Minor League Baseball · Est. 1901 · New York, NY · 30 Teams
Single-A Baseball
Single-A baseball is where professional careers begin in earnest. The 30 clubs that comprise this level are organized into three 10-team leagues: the Carolina League, the Florida State League, and the California League. Each carries a history stretching back decades, and each occupies a distinct geographical and cultural niche in the minor league landscape. The Carolina League covers the mid-Atlantic region from Virginia to the Carolinas. The Florida State League operates across the Sunshine State, taking advantage of the warm climate for year-round development. The California League spans the West Coast, with teams in California and the Pacific Northwest.

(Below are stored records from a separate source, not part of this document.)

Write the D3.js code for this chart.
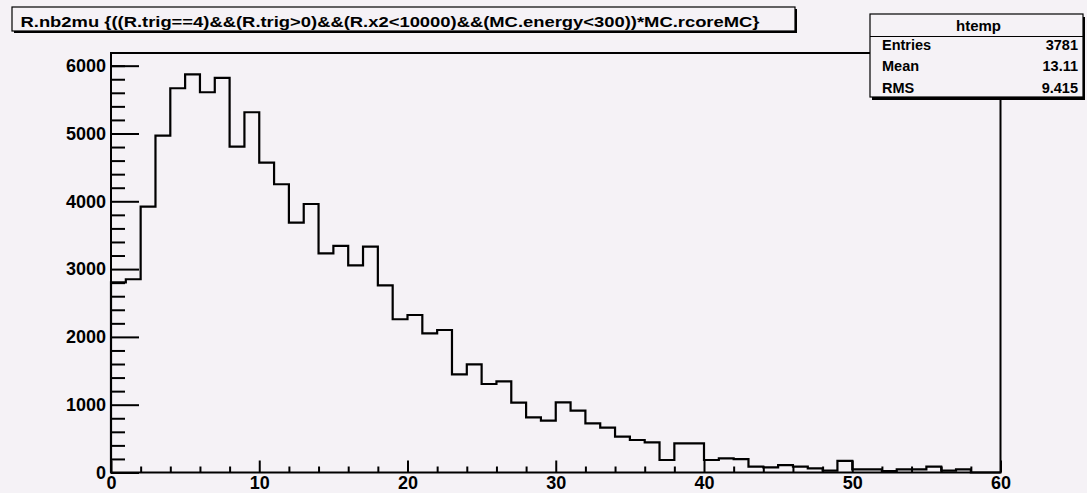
<!DOCTYPE html>
<html>
<head>
<meta charset="utf-8">
<script src="https://cdn.jsdelivr.net/npm/d3@7"></script>
<style>
  html, body { margin: 0; padding: 0; background: #f5f2f6; }
  svg { display: block; }
  text { font-family: "Liberation Sans", Arial, Helvetica, sans-serif; font-weight: bold; fill: #000; }
</style>
</head>
<body>
<svg id="chart" width="1087" height="493"></svg>
<script>
// ---- data ----
const titleText = "R.nb2mu {((R.trig==4)&&(R.trig>0)&&(R.x2<10000)&&(MC.energy<300))*MC.rcoreMC}";
const histName = "htemp";
const statLabels = ["Entries", "Mean", "RMS"];
const statValues = ["3781", "13.11", "9.415"];
const xRange = [0, 60];
const binCounts = [
  2805, 2850, 3920, 4967, 5667, 5873, 5608, 5819, 4805, 5313,
  4569, 4251, 3684, 3960, 3233, 3341, 3056, 3330, 2761, 2260,
  2323, 2053, 2102, 1448, 1596, 1305, 1345, 1030, 814, 764,
  1035, 912, 726, 661, 528, 479, 445, 184, 431, 431,
  184, 209, 197, 86, 76, 110, 86, 61, 27, 170,
  47, 47, 20, 47, 47, 86, 27, 47, 0, 0
];
const xMajorTicks = [0, 10, 20, 30, 40, 50, 60];
const xMinorTicks = [2, 4, 6, 8, 12, 14, 16, 18, 22, 24, 26, 28, 32, 34, 36, 38, 42, 44, 46, 48, 52, 54, 56, 58];
const yMajorTicks = [0, 1000, 2000, 3000, 4000, 5000, 6000];
const yMinorTicks = [200, 400, 600, 800, 1200, 1400, 1600, 1800, 2200, 2400, 2600, 2800,
  3200, 3400, 3600, 3800, 4200, 4400, 4600, 4800, 5200, 5400, 5600, 5800, 6000];
const yTop = 6187;

// ---- layout ----
const svg = d3.select("#chart");
const bg = "#f5f2f6";
const L = 111, R = 1000.5, T = 53, B = 472.5;

const x = d3.scaleLinear().domain(xRange).range([L, R]);
const y = d3.scaleLinear().domain([0, yTop]).range([B, T]);
const binW = (xRange[1] - xRange[0]) / binCounts.length;

// histogram outline
const pts = [[x(xRange[0]), y(0)]];
binCounts.forEach((c, i) => {
  const x0 = xRange[0] + i * binW, x1 = x0 + binW;
  pts.push([x(x0), y(c)]);
  pts.push([x(x1), y(c)]);
});
pts.push([x(xRange[1]), y(0)]);
svg.append("path")
  .attr("d", d3.line()(pts))
  .attr("fill", "none")
  .attr("stroke", "#000")
  .attr("stroke-width", 2.2)
  .attr("stroke-linejoin", "miter");

// axes
const yMajor = svg.append("g").attr("transform", `translate(${L},0)`)
  .call(d3.axisLeft(y).tickValues(yMajorTicks).tickSize(-28).tickPadding(5).tickFormat(d3.format("d")));
const yMinor = svg.append("g").attr("transform", `translate(${L},0)`)
  .call(d3.axisLeft(y).tickValues(yMinorTicks).tickSize(-14).tickFormat(""));
const xMajor = svg.append("g").attr("transform", `translate(0,${B})`)
  .call(d3.axisBottom(x).tickValues(xMajorTicks).tickSize(-12).tickPadding(4).tickFormat(d3.format("d")));
const xMinor = svg.append("g").attr("transform", `translate(0,${B})`)
  .call(d3.axisBottom(x).tickValues(xMinorTicks).tickSize(-6).tickFormat(""));
[yMajor, yMinor, xMajor, xMinor].forEach(g => {
  g.select(".domain").remove();
  g.selectAll(".tick line").attr("stroke", "#000").attr("stroke-width", 2);
  g.selectAll(".tick text").attr("fill", "#000")
    .style("font-family", '"Liberation Sans", Arial, sans-serif')
    .style("font-weight", "bold").style("font-size", "18px");
});

// frame
svg.append("rect")
  .attr("x", L).attr("y", T).attr("width", R - L).attr("height", B - T)
  .attr("fill", "none").attr("stroke", "#000").attr("stroke-width", 2);

// title box
svg.append("rect").attr("x", 14).attr("y", 9).attr("width", 783).attr("height", 24).attr("fill", "#000");
svg.append("rect").attr("x", 12).attr("y", 7).attr("width", 783).attr("height", 24)
  .attr("fill", bg).attr("stroke", "#000").attr("stroke-width", 1.2);
svg.append("text").attr("x", 20.5).attr("y", 27)
  .attr("textLength", 739).attr("lengthAdjust", "spacingAndGlyphs")
  .style("font-size", "15px").text(titleText);

// stats box
const sx = 870, sy = 14, sw = 213, sh = 83;
svg.append("rect").attr("x", sx + 2).attr("y", sy + 3).attr("width", sw).attr("height", sh).attr("fill", "#000");
svg.append("rect").attr("x", sx).attr("y", sy).attr("width", sw).attr("height", sh)
  .attr("fill", bg).attr("stroke", "#000").attr("stroke-width", 1.2);
svg.append("line").attr("x1", sx).attr("x2", sx + sw).attr("y1", 36.5).attr("y2", 36.5)
  .attr("stroke", "#000").attr("stroke-width", 1.2);
svg.append("text").attr("x", sx + sw / 2 + 2).attr("y", 30.5).attr("text-anchor", "middle")
  .style("font-size", "15px").text(histName);
const rowY = [49.5, 71, 92.5];
statLabels.forEach((lab, i) => {
  svg.append("text").attr("x", 882).attr("y", rowY[i]).style("font-size", "14.5px").text(lab);
  svg.append("text").attr("x", 1078).attr("y", rowY[i]).attr("text-anchor", "end")
    .style("font-size", "14.5px").text(statValues[i]);
});
</script>
</body>
</html>
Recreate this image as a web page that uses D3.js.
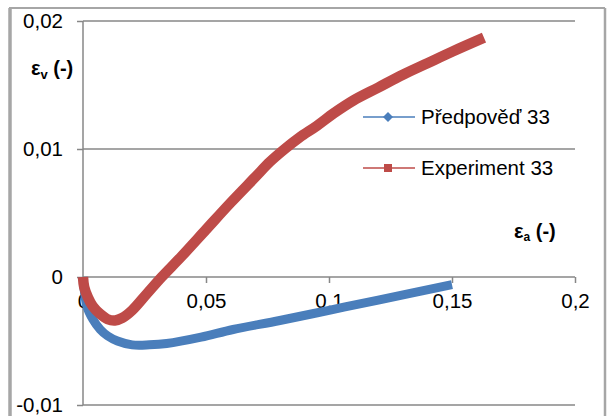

The players at Single-A are typically 19 to 22 years old—recent draft picks from college programs, high school signees who have spent a year or two in complex-level or rookie ball, and international free agents beginning their American careers. The talent is raw but tantalizing: a hitter might have a prodigious bat but shaky plate discipline, or a pitcher might throw 97 mph with a breaking ball that is still a work in progress. Watching these players develop over the course of a 132-game season is one of the great pleasures of following minor league baseball.
The 2021 reorganization significantly reshaped Single-A. Short-Season A leagues—the New York-Penn League and Northwest League—were eliminated entirely, and the remaining leagues were redistributed. What had previously been the lower tier of full-season A-ball was rebranded as Single-A, while the higher tier became High-A. The three Single-A leagues adopted temporary names in 2021 (Low-A East, Low-A Southeast, and Low-A West) before restoring their historic identities—Carolina League, Florida State League, and California League—in 2022.
For fans, Single-A offers the most affordable and intimate minor league experience. Ballparks are small, tickets are cheap, and the atmosphere is gloriously unpretentious. The between-innings entertainment, quirky promotions, and community-oriented marketing that define the minor league brand are at their purest at this level. And the baseball, while imperfect, carries a charge that polished big league play sometimes lacks: you are watching young athletes competing with everything they have for the chance to climb the ladder and fulfill a lifelong dream.